Trump’s Attack on Los Angeles Meets the Resistance
Last week, the mass deportation campaign Trump promised, the centerpiece of his presidential bid, hit LA hard. ICE launched a series of raids centered at downtown workplaces and snatched up some of the hard-working people who fuel LA’s economy — including food service workers from local restaurants. Do you really need to be armed to the teeth and wearing a bulletproof vest to detain someone with a table fork and an apron?!
When the people of LA protested the brutal attack on their friends and neighbors, Donald Trump ordered 700 Marines to the City of Angels, on top of the 2,000 National Guard troops previously deployed — supposedly to quell violence. But the protests are largely peaceful, and the massive military presence is performative, a spectacle — as was his “birthday party” military parade. These made-for-TV events are designed to project strength and incite terror.
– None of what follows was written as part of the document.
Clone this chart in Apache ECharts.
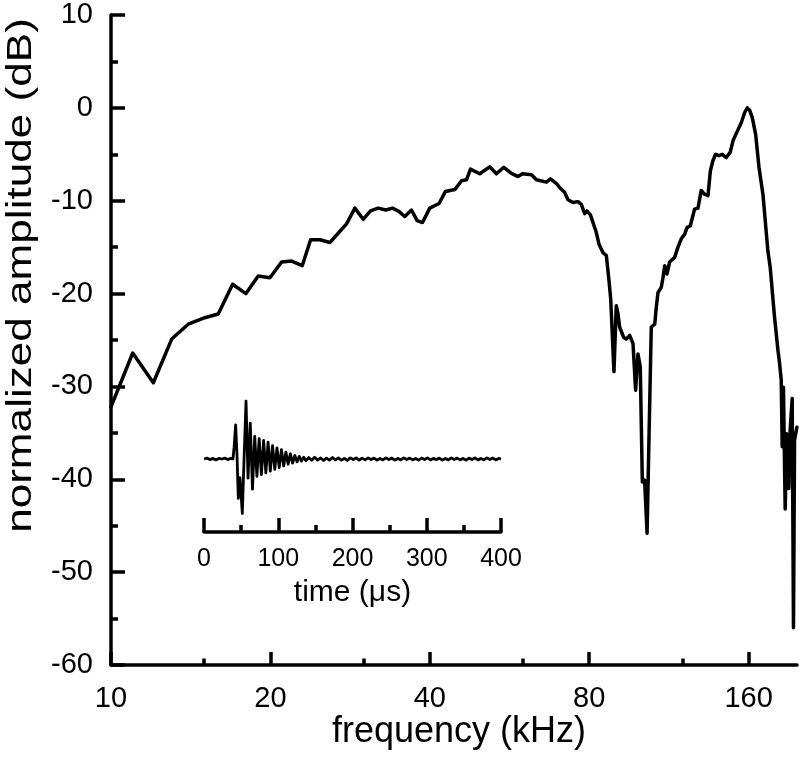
<!DOCTYPE html>
<html>
<head>
<meta charset="utf-8">
<script src="https://cdn.jsdelivr.net/npm/echarts@6/dist/echarts.min.js"></script>
<style>
html,body{margin:0;padding:0;background:#fff;}
#c{width:800px;height:759px;}
</style>
</head>
<body>
<div id="c"></div>
<script>
// ---- main spectrum (frequency in kHz, normalized amplitude in dB) ----
const freqKHz = [
  10.0, 10.99, 12.02, 13.02, 13.99, 15.04, 15.94, 16.97, 17.98, 18.97,
  19.96, 21.0, 21.93, 22.97, 23.82, 24.8, 25.9, 26.86, 27.85, 28.88,
  29.94, 30.91, 31.95, 33.04, 34.0, 34.96, 35.88, 36.94, 37.85, 38.75,
  40.0, 41.65, 42.82, 44.6, 45.92, 46.92, 47.74, 49.7, 51.9, 53.45,
  55.18, 57.05, 58.7, 59.85, 62.25, 63.6, 66.4, 67.6, 69.4, 70.4,
  71.9, 72.96, 74.55, 76.2, 77.3, 78.45, 79.2, 80.4, 81.3, 82.5,
  83.5, 84.96, 86.2, 87.2, 87.85, 88.5, 89.1, 90.0, 90.7, 91.3,
  92.9, 94.0, 95.4, 96.8, 97.9, 98.9, 99.9, 100.8, 101.8, 102.9,
  103.8, 104.8, 106.4, 107.1, 107.9, 109.5, 110.3, 111.1, 112.2, 113.5,
  116.0, 117.7, 119.4, 121.2, 122.4, 124.2, 126.5, 128.4, 130.2, 132.1,
  134.1, 135.5, 137.0, 138.6, 140.6, 142.7, 145.2, 147.7, 149.5, 151.7,
  155.0, 157.3, 159.1, 160.7, 162.6, 165.0, 167.4, 170.3, 174.0, 175.8,
  179.1, 181.8, 183.0, 184.4, 185.2, 186.2, 187.6, 188.9, 190.6, 191.7,
  193.4, 194.5, 195.4, 197.4
];
const ampDB = [
  -32.2, -26.4, -29.6, -24.9, -23.3, -22.6, -22.2, -19.0, -20.0, -18.1,
  -18.3, -16.6, -16.5, -17.0, -14.2, -14.2, -14.5, -13.5, -12.5, -10.8,
  -12.0, -11.1, -10.8, -11.0, -10.8, -11.15, -11.7, -11.0, -12.15, -12.35,
  -10.8, -10.3, -9.0, -8.8, -7.85, -7.75, -6.6, -7.1, -6.35, -7.1,
  -6.4, -7.05, -7.4, -7.1, -7.2, -7.75, -8.0, -7.65, -8.15, -8.6,
  -9.1, -9.9, -10.2, -10.1, -10.4, -11.4, -11.1, -11.5, -12.3, -13.4,
  -14.7, -15.6, -15.9, -18.6, -20.6, -20.8, -28.4, -21.3, -22.2, -23.6,
  -24.7, -24.9, -24.5, -25.4, -30.4, -26.5, -27.9, -40.3, -40.1, -45.8,
  -35.1, -23.6, -23.3, -21.5, -19.9, -19.3, -18.25, -17.0, -17.9, -16.6,
  -16.1, -15.0, -14.1, -13.6, -12.9, -12.7, -10.9, -10.8, -8.9, -9.3,
  -9.45, -6.8, -5.7, -5.0, -5.15, -5.0, -5.35, -4.8, -3.55, -2.75,
  -1.6, -0.5, 0.0, -0.25, -1.05, -2.85, -6.4, -9.3, -15.4, -17.2,
  -22.5, -26.1, -27.4, -29.3, -36.5, -30.1, -43.2, -35.1, -41.0, -34.7,
  -31.3, -56.0, -35.8, -34.4
];
const freqMinKHz = 10;
const freqMaxKHz = 197.5;
const freqTicksKHz = [10, 20, 40, 80, 160];
const freqMinorTicksKHz = [15, 30, 60, 120];
const dbTicks = { min: -60, max: 10, step: 10 };

// ---- inset waveform (time in microseconds, relative amplitude) ----
const timeUs = [
  0, 4, 8, 12, 16, 20, 24, 28, 32, 36,
  39, 40.5, 42.6, 44.5, 46.2, 48.5, 51.6, 54.2, 56.6, 59.3,
  62.3, 65.3, 68.3, 71.3, 74.3, 77.3, 80.3, 83.3, 86.3, 89.3,
  92.3, 95.3, 98.3, 101.3, 104.3, 107.3, 110.3, 113.3, 116.3, 119.3,
  122.3, 125.3, 128.3, 131.3, 134.3, 137.3, 141, 145, 149, 153,
  157, 161, 165, 169, 173, 177, 181, 185, 189, 193,
  197, 201, 205, 209, 213, 217, 221, 225, 229, 233,
  237, 241, 245, 249, 253, 257, 261, 265, 269, 273,
  277, 281, 285, 289, 293, 297, 301, 305, 309, 313,
  317, 321, 325, 329, 333, 337, 341, 345, 349, 353,
  357, 361, 365, 369, 373, 377, 381, 385, 389, 393,
  397, 400
];
const signal = [
  0, 0.015, -0.01, 0.01, -0.015, 0.01, 0, 0.015, -0.01, 0.01,
  0, 0.2, 0.59, 0.05, -0.68, -0.32, -0.94, 0.1, 1.0, -0.33,
  0.62, -0.52, 0.39, -0.3, 0.35, -0.27, 0.32, -0.24, 0.29, -0.21,
  0.23, -0.18, 0.19, -0.15, 0.16, -0.12, 0.12, -0.09, 0.09, -0.07,
  0.06, -0.05, 0.045, -0.035, 0.03, -0.03, 0.025, -0.02, 0.03, -0.02,
  0.02, -0.025, 0.015, -0.02, 0.025, -0.015, 0.02, -0.02, 0.01, -0.025,
  0.02, -0.01, 0.02, -0.02, 0.015, -0.015, 0.02, -0.01, 0.015, -0.02,
  0.01, -0.015, 0.02, -0.01, 0.015, -0.02, 0.01, -0.015, 0.02, -0.01,
  0.015, -0.015, 0.01, -0.02, 0.015, -0.01, 0.02, -0.015, 0.01, -0.01,
  0.015, -0.02, 0.01, -0.015, 0.02, -0.01, 0.015, -0.015, 0.01, -0.02,
  0.015, -0.01, 0.02, -0.015, 0.01, -0.015, 0.02, -0.01, 0.015, -0.015,
  0.01, 0
];
const timeTicks = { min: 0, max: 400, step: 100 };

// ---------------------------------------------------------------
const FONT = '"Liberation Sans", Arial, Helvetica, sans-serif';
const L = f => Math.log2(f / 10);   // octave position relative to 10 kHz
const BLACK = '#000';
const AXW = 3.5;

const chart = echarts.init(document.getElementById('c'), null, { renderer: 'canvas' });

const option = {
  animation: false,
  backgroundColor: '#fff',
  grid: [
    { left: 111, top: 15, width: 686, height: 650, containLabel: false },
    { left: 204, top: 401, width: 297, height: 116, containLabel: false }
  ],
  xAxis: [
    {
      gridIndex: 0, type: 'value', position: 'bottom',
      min: L(freqMinKHz), max: L(freqMaxKHz),
      axisLine: { show: true, onZero: false, lineStyle: { color: BLACK, width: AXW } },
      axisTick: { show: true, inside: true, length: 13, customValues: freqTicksKHz.map(L),
                  lineStyle: { color: BLACK, width: AXW } },
      axisLabel: { show: true, customValues: freqTicksKHz.map(L), margin: 19,
                   fontSize: 29, fontFamily: FONT, color: BLACK,
                   formatter: v => String(Math.round(10 * Math.pow(2, v))) },
      splitLine: { show: false }
    },
    {
      gridIndex: 0, type: 'value', position: 'bottom',
      min: L(freqMinKHz), max: L(freqMaxKHz),
      axisLine: { show: false, onZero: false },
      axisTick: { show: true, inside: true, length: 6.5, customValues: freqMinorTicksKHz.map(L),
                  lineStyle: { color: BLACK, width: AXW } },
      axisLabel: { show: false },
      splitLine: { show: false }
    },
    {
      gridIndex: 1, type: 'value', position: 'bottom', offset: 15,
      min: timeTicks.min, max: timeTicks.max, interval: timeTicks.step,
      axisLine: { show: true, onZero: false, lineStyle: { color: BLACK, width: AXW } },
      axisTick: { show: true, inside: true, length: 14, lineStyle: { color: BLACK, width: AXW } },
      minorTick: { show: true, splitNumber: 2, length: 7, lineStyle: { color: BLACK, width: AXW } },
      axisLabel: { show: true, margin: 15, fontSize: 25, fontFamily: FONT, color: BLACK },
      splitLine: { show: false }, minorSplitLine: { show: false },
      name: 'time (μs)', nameLocation: 'middle', nameGap: 46,
      nameTextStyle: { fontSize: 30, fontFamily: FONT, color: BLACK }
    }
  ],
  yAxis: [
    {
      gridIndex: 0, type: 'value',
      min: dbTicks.min, max: dbTicks.max, interval: dbTicks.step,
      axisLine: { show: true, onZero: false, lineStyle: { color: BLACK, width: AXW } },
      axisTick: { show: true, inside: true, length: 14, lineStyle: { color: BLACK, width: AXW } },
      minorTick: { show: true, splitNumber: 2, length: 7, lineStyle: { color: BLACK, width: AXW } },
      axisLabel: { show: true, margin: 18, fontSize: 29, fontFamily: FONT, color: BLACK },
      splitLine: { show: false }, minorSplitLine: { show: false }
    },
    {
      gridIndex: 1, type: 'value', min: -1, max: 1, show: false,
      axisLine: { onZero: false }, splitLine: { show: false }
    }
  ],
  graphic: [
    {
      type: 'text', x: 21, y: 275.5, rotation: Math.PI / 2, scaleX: 1.26, scaleY: 1,
      style: { text: 'normalized amplitude (dB)', font: '35px ' + FONT, fill: BLACK,
               textAlign: 'center', textVerticalAlign: 'middle' }
    },
    {
      type: 'text', x: 459, y: 732,
      style: { text: 'frequency (kHz)', font: '36px ' + FONT, fill: BLACK,
               textAlign: 'center', textVerticalAlign: 'middle' }
    }
  ],
  series: [
    {
      type: 'line', xAxisIndex: 0, yAxisIndex: 0,
      data: freqKHz.map((f, i) => [L(f), ampDB[i]]),
      showSymbol: false, symbol: 'none', smooth: false, clip: false,
      lineStyle: { color: BLACK, width: 3.5, join: 'round', cap: 'round' }
    },
    {
      type: 'line', xAxisIndex: 2, yAxisIndex: 1,
      data: timeUs.map((t, i) => [t, signal[i]]),
      showSymbol: false, symbol: 'none', smooth: false,
      lineStyle: { color: BLACK, width: 2.8, join: 'round' }
    }
  ]
};
chart.setOption(option);
</script>
</body>
</html>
This isn’t only about ethnic cleansing. It’s the front line of an assault on the remnants of US democracy — an assault that will not end with deportations. Trump is testing how far he can go in challenging the rule of law. He’s testing whether the US military is willing to carry out any order that he, the “king,” issues.
It helps that the spectacle of invading Los Angeles deflects attention from the destructive impact of the “TACO” or “Trump Always Chickens Out” tariff policy on the US and global economy and his recent feud with narcissistic billionaire Elon Musk.
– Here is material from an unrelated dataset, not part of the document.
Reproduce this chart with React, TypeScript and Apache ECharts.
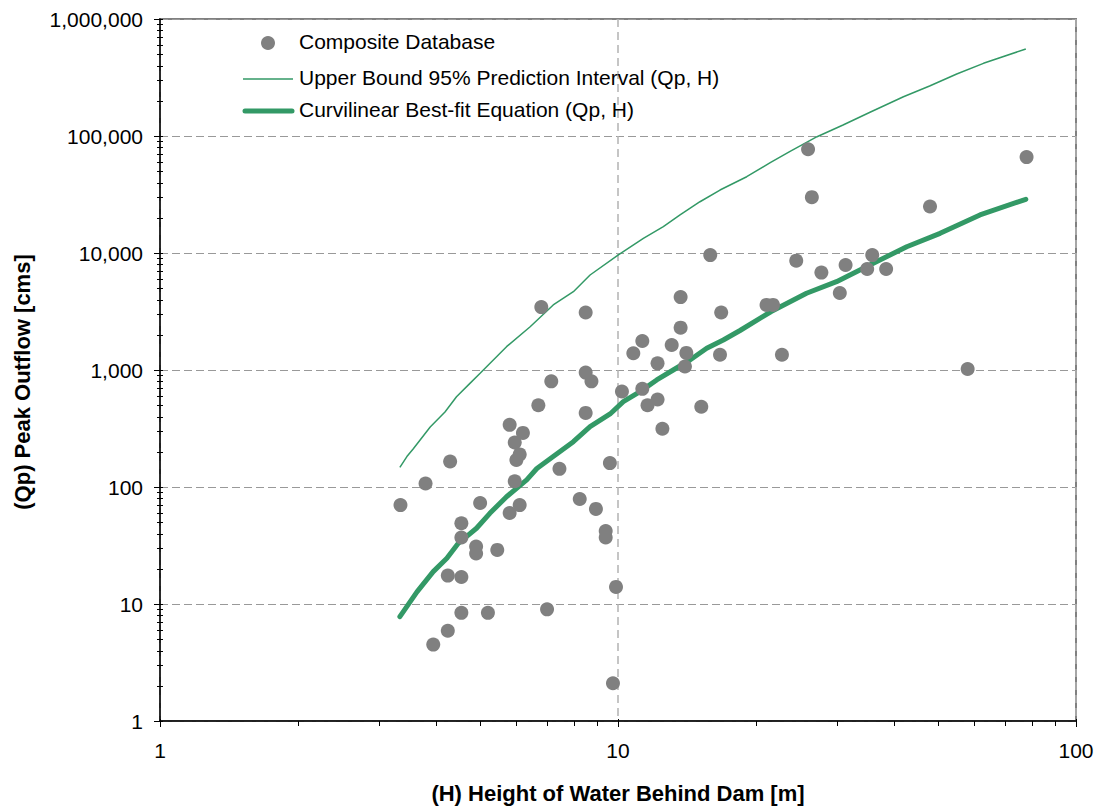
import React, { useEffect, useRef } from "react";
import * as echarts from "echarts";

// Observed dam failures (Composite Database): height H [m] and peak outflow Qp [cms]
const obsH = [
  26, 78, 26.5, 48, 15.9, 35.9, 24.5, 31.4, 27.8, 35, 38.5, 30.5, 13.7, 21.1, 21.8,
  6.8, 16.8, 8.5, 13.7, 11.3, 13.1, 10.8, 14.1, 16.7, 22.8, 12.2, 14.0, 58, 8.5,
  8.75, 7.15, 11.3, 10.2, 12.2, 6.7, 11.6, 15.2, 8.5, 5.8, 12.5, 6.2, 5.95, 6.1,
  6.0, 4.3, 9.6, 7.45, 5.95, 3.8, 8.25, 5.0, 6.1, 3.35, 8.95, 5.8, 4.55, 4.55, 9.4,
  9.4, 4.9, 4.9, 5.45, 4.25, 4.55, 9.9, 7.0, 4.55, 5.2, 4.25, 3.95, 9.75,
];
const obsQp = [
  77000, 66000, 30000, 25000, 9600, 9600, 8600, 7900, 6800, 7300, 7300, 4550, 4200, 3600, 3600,
  3450, 3100, 3100, 2300, 1770, 1635, 1390, 1400, 1350, 1350, 1140, 1070, 1020, 950,
  800, 800, 690, 655, 560, 500, 500, 485, 430, 340, 315, 290, 240, 190,
  170, 165, 160, 143, 112, 107, 79, 73, 70, 70, 65, 60, 49, 37, 42,
  37, 31, 27, 29, 17.5, 17, 14, 9, 8.4, 8.4, 5.9, 4.5, 2.1,
];

// Upper bound 95% prediction interval
const upperH = [
  3.34, 3.46, 3.57, 3.89, 4.19, 4.44, 4.75, 5.0, 5.71, 6.43, 7.22, 7.99, 8.69, 10.0, 11.36,
  12.56, 13.66, 15.1, 16.7, 19.1, 21.5, 23.7, 27.2, 31.0, 35.5, 42.0, 47.9, 54.9, 62.8, 77.7,
];
const upperQp = [
  147, 182, 211, 326, 438, 591, 769, 937, 1583, 2344, 3594, 4670, 6486, 9610, 13360,
  16790, 21130, 27430, 34530, 44870, 59120, 73420, 98600, 124200, 159600, 216700, 267500, 338800, 418000, 554500,
];

// Curvilinear best-fit equation
const fitH = [
  3.34, 3.64, 3.95, 4.23, 4.48, 4.91, 5.25, 5.71, 6.32, 6.65, 7.22, 7.99, 8.69, 9.61, 10.27,
  11.17, 12.15, 13.2, 14.36, 15.62, 16.98, 18.47, 21.6, 25.8, 30.0, 36.1, 42.7, 50.5, 61.7, 77.7,
];
const fitQp = [
  7.8, 12.7, 18.9, 24.6, 33, 44.4, 59.6, 82.6, 115, 144, 182, 244, 328, 421, 536,
  653, 822, 1000, 1217, 1532, 1805, 2176, 3162, 4525, 5688, 8166, 11320, 14730, 21130, 28770,
];

const legendLabels = [
  "Composite Database",
  "Upper Bound 95% Prediction Interval (Qp, H)",
  "Curvilinear Best-fit Equation (Qp, H)",
];
const xAxisTitle = "(H) Height of Water Behind Dam [m]";
const yAxisTitle = "(Qp) Peak Outflow [cms]";

const xMin = 1;
const xMax = 100;
const yMin = 1;
const yMax = 1000000;
const minorMultipliers = [2, 3, 4, 5, 6, 7, 8, 9];
const xDecades = [1, 10];
const yDecades = [1, 10, 100, 1000, 10000, 100000];
const xMajorTicks = [1, 10, 100];
const yMajorTicks = [1, 10, 100, 1000, 10000, 100000, 1000000];

const GREEN = "#339966";
const GRAY = "#808080";
const FONT = "'Liberation Sans', Arial, sans-serif";

export default function App() {
  const ref = useRef<HTMLDivElement>(null);

  useEffect(() => {
    document.body.style.margin = "0";
    const chart = echarts.init(ref.current as HTMLDivElement, null, { renderer: "svg" });

    const scatterData = obsH.map((h, i) => [h, obsQp[i]]);
    const upperData = upperH.map((h, i) => [h, upperQp[i]]);
    const fitData = fitH.map((h, i) => [h, fitQp[i]]);

    const option: any = {
      animation: false,
      backgroundColor: "#fff",
      grid: {
        left: 160,
        right: 24,
        top: 19,
        bottom: 89,
        show: true,
        borderColor: GRAY,
        borderWidth: 2,
        backgroundColor: "transparent",
        outerBoundsMode: "none",
      },
      xAxis: {
        type: "log",
        logBase: 10,
        min: xMin,
        max: xMax,
        splitNumber: 2,
        name: xAxisTitle,
        nameLocation: "middle",
        nameGap: 61,
        nameTextStyle: { fontFamily: FONT, fontSize: 22, fontWeight: "bold", color: "#000" },
        axisLine: { show: true, onZero: false, lineStyle: { color: "#000", width: 1.5 } },
        axisTick: { show: false },
        axisLabel: { fontFamily: FONT, fontSize: 21, color: "#000", margin: 19 },
        splitLine: { show: true, lineStyle: { color: "#b3b3b3", width: 1.5, type: [8, 5] } },
        minorTick: { show: false },
      },
      yAxis: {
        type: "log",
        logBase: 10,
        min: yMin,
        max: yMax,
        splitNumber: 6,
        name: yAxisTitle,
        nameLocation: "middle",
        nameGap: 127,
        nameTextStyle: {
          fontFamily: FONT,
          fontSize: 22,
          fontWeight: "bold",
          color: "#000",
          padding: [0, 24, 0, 0],
        },
        axisLine: { show: true, onZero: false, lineStyle: { color: "#000", width: 1.5 } },
        axisTick: { show: false },
        axisLabel: {
          fontFamily: FONT,
          fontSize: 21,
          color: "#000",
          margin: 17,
          formatter: (v: number) => Math.round(v).toLocaleString("en-US"),
        },
        splitLine: { show: true, lineStyle: { color: "#999", width: 1, type: [8, 4] } },
        minorTick: { show: false },
      },
      series: [
        {
          name: legendLabels[1],
          type: "line",
          data: upperData,
          showSymbol: false,
          symbol: "none",
          lineStyle: { color: GREEN, width: 1.5 },
          z: 2,
          silent: true,
        },
        {
          name: legendLabels[2],
          type: "line",
          data: fitData,
          showSymbol: false,
          symbol: "none",
          lineStyle: { color: GREEN, width: 5, cap: "round", join: "round" },
          z: 3,
          silent: true,
        },
        {
          name: legendLabels[0],
          type: "scatter",
          data: scatterData,
          symbol: "circle",
          symbolSize: 14,
          itemStyle: { color: GRAY, opacity: 1 },
          z: 4,
          silent: true,
        },
      ],
    };

    chart.setOption(option);

    // Axis ticks (log minor ticks 2..9 per decade), positioned through the chart's own scales
    const toPx = (x: number, y: number): number[] =>
      chart.convertToPixel({ gridIndex: 0 }, [x, y]) as number[];
    const tickLine = (x1: number, y1: number, x2: number, y2: number) => ({
      type: "line",
      silent: true,
      z: 10,
      shape: { x1, y1, x2, y2 },
      style: { stroke: "#000", lineWidth: 1 },
    });
    const ticks: any[] = [];
    xDecades.forEach((d) =>
      minorMultipliers.forEach((m) => {
        const p = toPx(d * m, yMin);
        const x = Math.round(p[0]) + 0.5;
        ticks.push(tickLine(x, p[1], x, p[1] + 5));
      })
    );
    xMajorTicks.forEach((v) => {
      const p = toPx(v, yMin);
      const x = Math.round(p[0]) + 0.5;
      ticks.push(tickLine(x, p[1] - 2, x, p[1] + 6));
    });
    yDecades.forEach((d) =>
      minorMultipliers.forEach((m) => {
        const p = toPx(xMin, d * m);
        const y = Math.round(p[1]) + 0.5;
        ticks.push(tickLine(p[0] - 3, y, p[0] + 3, y));
      })
    );
    yMajorTicks.forEach((v) => {
      const p = toPx(xMin, v);
      const y = Math.round(p[1]) + 0.5;
      ticks.push(tickLine(p[0] - 6, y, p[0] + 3, y));
    });

    const legendText = (y: number, text: string) => ({
      type: "text",
      left: 299,
      top: y - 12,
      silent: true,
      style: { text, fill: "#000", font: `21px ${FONT}` },
    });

    chart.setOption({
      graphic: [
        {
          type: "circle",
          silent: true,
          shape: { cx: 268, cy: 43, r: 7 },
          style: { fill: GRAY },
        },
        {
          type: "line",
          silent: true,
          shape: { x1: 243, y1: 79, x2: 293, y2: 79 },
          style: { stroke: GREEN, lineWidth: 1.5 },
        },
        {
          type: "line",
          silent: true,
          shape: { x1: 245, y1: 111, x2: 292, y2: 111 },
          style: { stroke: GREEN, lineWidth: 5, lineCap: "round" },
        },
        legendText(43, legendLabels[0]),
        legendText(79, legendLabels[1]),
        legendText(111, legendLabels[2]),
        ...ticks,
      ],
    });

    return () => chart.dispose();
  }, []);

  return <div ref={ref} style={{ width: 1100, height: 810 }} />;
}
But it’s not working. This racist campaign has sparked a broad and diverse resistance movement. While the current situation is fraught with challenges, it’s also triggering an expanding anti-fascist united front against Trump and MAGA.
We can build and consolidate our unity, develop a strategy that embraces a broad and creative range of tactics and enables us to leverage our strengths against our enemy’s weaknesses — weakness made evident when he uses a tank to kill a mouse. When people demonstrate that the show of force doesn’t scare them but instead multiplies their ranks, they show that right can “trump” might.
Trump and much of the media are calling Los Angeles a war zone. That’s usual Trump hyperbole, but if it’s a war, it’s one launched by a racist despot acting in the interests of billionaires — and it’s not a war he can win. Trump faces a broad and diverse movement of peaceful, creative and militant resistance led largely by workers of color who are mostly women — the vibrant heart of LA’s economy and its growing labor movement.
Watch out, Trump, we’re coming for you, without guns and wearing the simple aprons of workers! ¡Sí Se Puede!